道の駅石鳥谷で、「南部杜氏伝承館」という施設に入ってみた。なるほど、「南部杜氏」は石鳥谷を拠点とする杜氏の集団で、日本三大杜氏に数えられるそうだ。

今、日本酒は文化として、さらにぐんぐん進化している気がする。伝統的な日本酒の技術と、新しい発想によるアプローチ。いずれもが作用しあって、日本酒という価値を高め合って。杜氏さんって、すごくかっこいい仕事ですよね。

15時前にようやく雨が上がった。
いしどりや。

道の駅へ。

いろんな日本酒の銘柄が展示されていた。

花巻市

最後に訪れたのは花巻市だ。5年ぶりに「宮沢賢治記念館」に訪れた。

この旅で気づいたことがあって、大したことではないのだが、ぼくの誕生日は、宮沢賢治が生まれた99年365日後だ。

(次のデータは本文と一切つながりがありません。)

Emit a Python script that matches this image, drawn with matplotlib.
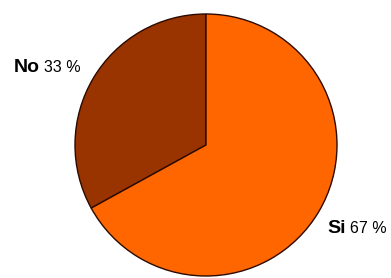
import matplotlib
matplotlib.use('Agg')
import matplotlib.pyplot as plt

# Dati
labels = ['No', 'Si']
valori = [33, 67]
colori = ['#993300', '#FF6600']

fig = plt.figure(figsize=(3.91, 2.78), dpi=100)
ax = fig.add_axes([0, 0, 1, 1])

# Torta
ax.pie(valori, colors=colori, startangle=90, counterclock=True,
       center=(206, 133), radius=131,
       wedgeprops={'edgecolor': '#2b0a00', 'linewidth': 1.0})

ax.set_xlim(0, 391)
ax.set_ylim(0, 278)
ax.set_aspect('equal')
ax.axis('off')

# Etichette
ax.text(40, 206, labels[0], fontsize=14, fontweight='bold',
        ha='right', va='baseline', family='Liberation Sans')
ax.text(44, 206, f'{valori[0]} %', fontsize=11.5,
        ha='left', va='baseline', family='Liberation Sans')
ax.text(346, 45, labels[1], fontsize=14, fontweight='bold',
        ha='right', va='baseline', family='Liberation Sans')
ax.text(350, 45, f'{valori[1]} %', fontsize=11.5,
        ha='left', va='baseline', family='Liberation Sans')

fig.savefig('out.png', dpi=100)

別の記念館で宮沢賢治の紹介があって、そのときにアレッ、と気づいたわけだけれど、宮沢賢治に比べれば、圧倒的に人間力が足りてないなあという今日である。どっどどどどうど…。

畑が奥まで広がる。

セブンイレブンの前に。
ブドリとネリだ。『グスコーブドリの伝記』より。
宮沢賢治記念館近くから。

クワガタがいた。蟻に捕らえられる間近で、なんとか逃げ切った。
一度ひっくり返ってしまって、元に戻した。元気に生きてね。
館内は言わずもがな、だ。
山猫軒は売店でもあり、レストランもある。食べられちゃう?(ここは大丈夫)


というわけで、今日の散策はここまで。しばらく長い雨が続いたけれど、これからはどうだろうか。そして、明日から週明けまでは「気仙沼」に向かいます。その後、旅を再開予定です。

本日のひとこと
花巻市で、バイクのオイル交換をしてもらった。おじちゃんが何を言っているのか、訛りがきつくて全然聞き取れなくて、結構怒られてた。(しかし、とても優しいおじちゃんであった)。